By Martin Popoff

Skid Row looked deeply skanked out, the whole band with wrecked hair, make-up, alt gear... except for new singer Johnny Solinger, who looked, and acted like a compact, efficient miniature of David Lee Roth. He sang great and was a tentative link to the idea of Baz and indeed the idea of the old Skid Row. Both a punk version (first tune) and faithful version of 'I Remember You' were delivered, along with a Ramones cover in tribute to dead Ramones. Skid Row was a close second in military mission and invasion and incursion to the manic Jackyl.

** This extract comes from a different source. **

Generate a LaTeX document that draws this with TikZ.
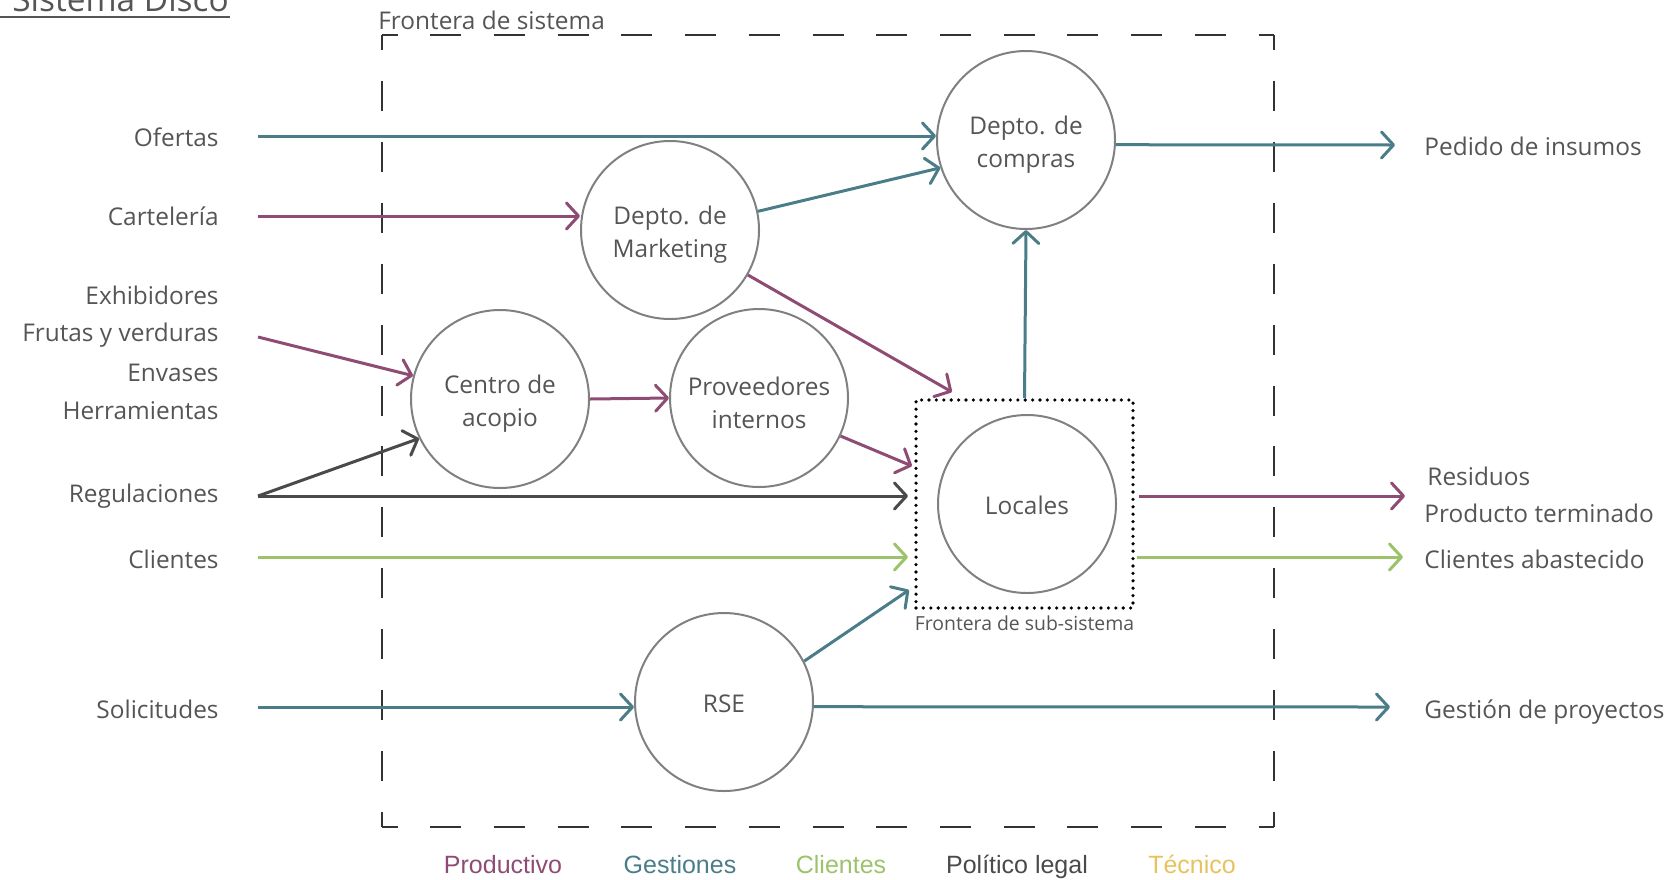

Vince Neil was not as bad as reports would have you believe. Cranking out the Crue hits, Vince did all of his usual old school stripper moves. First off, he wasn't all that carbo-loaded of a pantload-puffy as folks been saying. He didn't seem loaded either. As well, from inside stuff I've been told about how faked and recorded his vocals were, I really couldn't see where or how it could happen. I mean, it seemed pretty unpredictable when he would sing or whether he did the lame "no, you do it" mike to the crowd thing. It just didn't come off as a Britney moment, and as a result, his set was pretty good. His band was skanked like Skid Row, y'know, ironic, L.A. trash, faux art, corrupt rocker smashed pumpkin glam.

Vince took us from pleasantly hot New York upstate country redneck heat into darkness and brain cells were dying like the harming rays of the sun. Security was literally carrying guys out. Booze was king. The world was ending for the rich that day with a methodical relentless stock market march to the plumbed depths, and these Live Wires were going to follow, taunting and drooling those from better parts of the state, despite puffy, alcohol-ravaged hearts and fast-oncoming hangovers.